Two estimators for the population variance \(\sigma^2\):
- \(S^2 = \frac{1}{n-1}\sum(X_i - \bar{X})^2\): unbiased, \(E[S^2] = \sigma^2\).
- \(\hat{\sigma}^2 = \frac{1}{n}\sum(X_i - \bar{X})^2\): biased, \(E[\hat{\sigma}^2] = \frac{n-1}{n}\sigma^2\).
The biased estimator has slightly smaller variance. For large \(n\) the difference is negligible, but for small samples the unbiased version is preferred.
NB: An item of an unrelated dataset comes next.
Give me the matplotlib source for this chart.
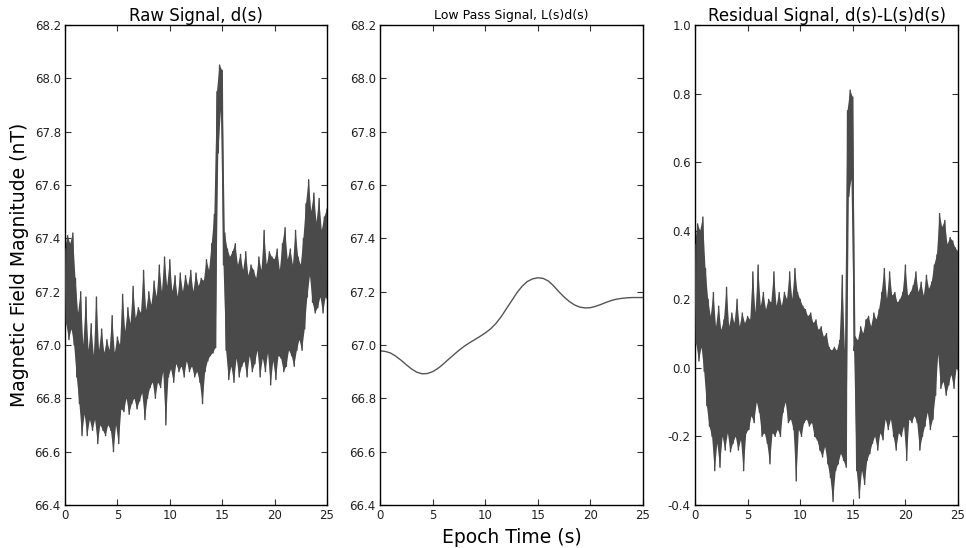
import numpy as np
import matplotlib
matplotlib.use("Agg")
import matplotlib.pyplot as plt
from matplotlib.ticker import FormatStrFormatter

# ---------------- data ----------------
t_step = 0.25  # envelope sampling step (s)

# Raw signal d(s): upper / lower envelope of the noisy trace every 0.25 s
raw_upper = [
    67.36, 67.41, 67.38, 67.42, 67.25, 67.12, 67.20, 67.00, 67.18, 66.98,
    67.08, 66.96, 67.18, 66.98, 67.06, 66.97, 67.02, 66.98, 67.11, 66.97,
    67.03, 67.00, 67.19, 67.05, 67.14, 67.08, 67.22, 67.10, 67.14, 67.12,
    67.28, 67.13, 67.20, 67.15, 67.24, 67.18, 67.30, 67.20, 67.33, 67.22,
    67.32, 67.20, 67.26, 67.18, 67.27, 67.20, 67.26, 67.22, 67.28, 67.20,
    67.27, 67.22, 67.25, 67.24, 67.32, 67.28, 67.38, 67.49, 67.95, 68.05,
    68.03, 67.42, 67.36, 67.33, 67.35, 67.38, 67.30, 67.34, 67.28, 67.35,
    67.26, 67.30, 67.28, 67.25, 67.33, 67.28, 67.43, 67.30, 67.35, 67.33,
    67.32, 67.36, 67.28, 67.38, 67.44, 67.32, 67.36, 67.30, 67.43, 67.33,
    67.30, 67.40, 67.53, 67.62, 67.50, 67.57, 67.46, 67.55, 67.43, 67.48,
    67.51,
]
raw_lower = [
    67.08, 67.02, 67.06, 67.00, 66.88, 66.78, 66.66, 66.74, 66.66, 66.72,
    66.68, 66.72, 66.63, 66.70, 66.68, 66.66, 66.70, 66.68, 66.60, 66.70,
    66.63, 66.76, 66.75, 66.80, 66.74, 66.78, 66.80, 66.76, 66.79, 66.82,
    66.72, 66.80, 66.84, 66.86, 66.80, 66.86, 66.84, 66.90, 66.70, 66.88,
    66.91, 66.86, 66.93, 66.90, 66.92, 66.88, 66.94, 66.90, 66.92, 66.88,
    66.90, 66.86, 66.78, 66.90, 66.94, 66.96, 66.97, 66.99, 67.72, 67.88,
    67.30, 66.98, 66.87, 66.92, 66.86, 66.95, 66.88, 66.92, 66.94, 66.88,
    66.96, 66.90, 66.93, 66.98, 66.88, 66.95, 66.90, 66.97, 66.85, 66.94,
    66.87, 66.96, 66.95, 66.90, 66.92, 66.98, 66.96, 66.92, 66.98, 67.02,
    66.98, 67.06, 67.18, 67.26, 67.16, 67.12, 67.14, 67.18, 67.12, 67.18,
    67.16,
]

# Low pass signal L(s)d(s), every 0.5 s
lp_step = 0.5
low_pass = [
    66.978, 66.976, 66.970, 66.958, 66.943, 66.926, 66.910, 66.898, 66.892, 66.893,
    66.900, 66.912, 66.928, 66.946, 66.963, 66.980, 66.995, 67.008, 67.020, 67.032,
    67.045, 67.060, 67.080, 67.105, 67.135, 67.165, 67.195, 67.220, 67.238, 67.248,
    67.252, 67.250, 67.240, 67.222, 67.200, 67.180, 67.163, 67.150, 67.142, 67.139,
    67.140, 67.145, 67.152, 67.160, 67.167, 67.172, 67.175, 67.177, 67.178, 67.178,
    67.178,
]

# Residual d(s)-L(s)d(s): upper / lower envelope every 0.25 s
res_upper = [
    0.36, 0.42, 0.40, 0.44, 0.29, 0.20, 0.15, 0.22, 0.12, 0.18,
    0.11, 0.14, 0.235, 0.12, 0.16, 0.13, 0.20, 0.12, 0.16, 0.13,
    0.15, 0.14, 0.28, 0.16, 0.30, 0.18, 0.22, 0.17, 0.20, 0.19,
    0.28, 0.18, 0.22, 0.18, 0.22, 0.20, 0.28, 0.20, 0.29, 0.22,
    0.20, 0.18, 0.17, 0.15, 0.16, 0.13, 0.14, 0.11, 0.12, 0.09,
    0.10, 0.06, 0.05, 0.06, 0.05, 0.08, 0.27, 0.05, 0.75, 0.81,
    0.79, 0.09, 0.08, 0.12, 0.10, 0.14, 0.15, 0.12, 0.16, 0.14,
    0.17, 0.22, 0.29, 0.20, 0.28, 0.21, 0.22, 0.19, 0.20, 0.22,
    0.30, 0.21, 0.22, 0.24, 0.28, 0.22, 0.25, 0.21, 0.27, 0.23,
    0.25, 0.30, 0.33, 0.45, 0.41, 0.43, 0.36, 0.38, 0.37, 0.35,
    0.34,
]
res_lower = [
    0.07, 0.02, 0.06, -0.01, -0.11, -0.17, -0.20, -0.30, -0.22, -0.29,
    -0.20, -0.24, -0.19, -0.245, -0.22, -0.20, -0.24, -0.21, -0.30, -0.19,
    -0.18, -0.14, -0.16, -0.10, -0.13, -0.20, -0.19, -0.22, -0.28, -0.19,
    -0.20, -0.18, -0.20, -0.13, -0.10, -0.16, -0.15, -0.18, -0.33, -0.18,
    -0.20, -0.16, -0.15, -0.17, -0.16, -0.20, -0.21, -0.24, -0.26, -0.23,
    -0.28, -0.32, -0.39, -0.30, -0.28, -0.25, -0.27, -0.29, 0.50, 0.55,
    0.05, -0.30, -0.38, -0.30, -0.34, -0.27, -0.25, -0.22, -0.20, -0.24,
    -0.19, -0.21, -0.15, -0.18, -0.15, -0.20, -0.24, -0.19, -0.20, -0.17,
    -0.27, -0.15, -0.16, -0.14, -0.16, -0.24, -0.20, -0.17, -0.13, -0.18,
    -0.15, -0.08, 0.04, -0.06, -0.04, -0.08, -0.05, -0.02, -0.06, 0.00,
    -0.02,
]

titles = ["Raw Signal, d(s)", "Low Pass Signal, L(s)d(s)", "Residual Signal, d(s)-L(s)d(s)"]
x_ticks = [0, 5, 10, 15, 20, 25]
field_ticks = [66.4, 66.6, 66.8, 67.0, 67.2, 67.4, 67.6, 67.8, 68.0, 68.2]
res_ticks = [-0.4, -0.2, 0.0, 0.2, 0.4, 0.6, 0.8, 1.0]

line_color = "#4a4a4a"


def draw_noisy(ax, upper, lower, step):
    """Dense noisy trace: solid band between the envelopes plus a zigzag line."""
    n = len(upper)
    t = np.arange(n) * step
    t_low = t + step / 2
    upper = np.asarray(upper)
    lower = np.asarray(lower)
    # solid band (polygon: upper envelope forward, lower envelope backward)
    px = np.concatenate([t, t_low[::-1]])
    py = np.concatenate([upper, lower[::-1]])
    ax.fill(px, py, color=line_color, lw=0, zorder=2)
    # zigzag trace between the envelopes
    x = np.empty(2 * n)
    y = np.empty(2 * n)
    x[0::2] = t
    x[1::2] = t_low
    y[0::2] = upper
    y[1::2] = lower
    ax.plot(x, y, color=line_color, lw=1.0, zorder=3)


# ---------------- figure ----------------
plt.rcParams.update({
    "font.family": "DejaVu Sans",
    "xtick.direction": "in",
    "ytick.direction": "in",
    "xtick.top": True,
    "ytick.right": True,
    "xtick.major.size": 4,
    "ytick.major.size": 4,
    "xtick.major.pad": 3,
    "ytick.major.pad": 3,
    "axes.linewidth": 1.0,
})

fig = plt.figure(figsize=(9.66, 5.48), dpi=100)
W, H = 966.0, 548.0
bottom = 1 - 505 / H
height = 480 / H
ax1 = fig.add_axes([65 / W, bottom, 262 / W, height])
ax2 = fig.add_axes([380 / W, bottom, 263 / W, height])
ax3 = fig.add_axes([695 / W, bottom, 263 / W, height])

draw_noisy(ax1, raw_upper, raw_lower, t_step)

t_lp = np.arange(len(low_pass)) * lp_step
ax2.plot(t_lp, low_pass, color="#555555", lw=1.0)

draw_noisy(ax3, res_upper, res_lower, t_step)

for ax in (ax1, ax2, ax3):
    ax.set_xlim(0, 25)
    ax.set_xticks(x_ticks)
    ax.tick_params(labelsize=8.5, colors="#222222")
    ax.tick_params(axis="both", which="major", color="#333333")

for ax in (ax1, ax2):
    ax.set_ylim(66.4, 68.2)
    ax.set_yticks(field_ticks)
    ax.yaxis.set_major_formatter(FormatStrFormatter("%.1f"))
ax3.set_ylim(-0.4, 1.0)
ax3.set_yticks(res_ticks)
ax3.yaxis.set_major_formatter(FormatStrFormatter("%.1f"))

ax1.set_title(titles[0], fontsize=12, pad=3)
ax2.set_title(titles[1], fontsize=9, pad=4)
ax3.set_title(titles[2], fontsize=12, pad=3)

ax1.set_ylabel("Magnetic Field Magnitude (nT)", fontsize=13.5, labelpad=4)
ax2.set_xlabel("Epoch Time (s)", fontsize=13.5, labelpad=4)

fig.savefig("out.png", dpi=100, facecolor="white")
In maximum likelihood estimation, \(\hat{\sigma}^2\) (with \(n\) in the denominator) is typically used, accepting a small bias in exchange for other favorable properties.
Common estimators
| Parameter | Estimator | Unbiased? | Notes |
|---|---|---|---|
| Mean \(\mu\) | \(\bar{X} = \frac{1}{n}\sum X_i\) | Yes | MVUE for normal data |
| Variance \(\sigma^2\) | \(S^2 = \frac{1}{n-1}\sum(X_i-\bar{X})^2\) | Yes | Bessel’s correction |
| Proportion \(p\) | \(\hat{p} = X/n\) | Yes | \(X\) = number of successes |
| Median | Sample median | Yes (symmetric dist.) | More robust than mean |
| Max of Uniform\((0,\theta)\) | \(\frac{n+1}{n}X_{(n)}\) | Yes | MLE \(X_{(n)}\) is biased |
💡 How to choose between estimators
No single criterion dominates in all situations:
- If assumptions hold (normality, no outliers): prefer the MVUE, usually the sample mean.
- If data has heavy tails or outliers: prefer robust estimators (median, trimmed mean).
- If sample size is small: unbiasedness matters more; prefer \(S^2\) over \(\hat{\sigma}^2\).
- If prediction accuracy matters more than interpretability: minimize MSE, accepting some bias.
In practice, it helps to examine the data, check assumptions, and compare estimators using simulation when the best choice is not clear.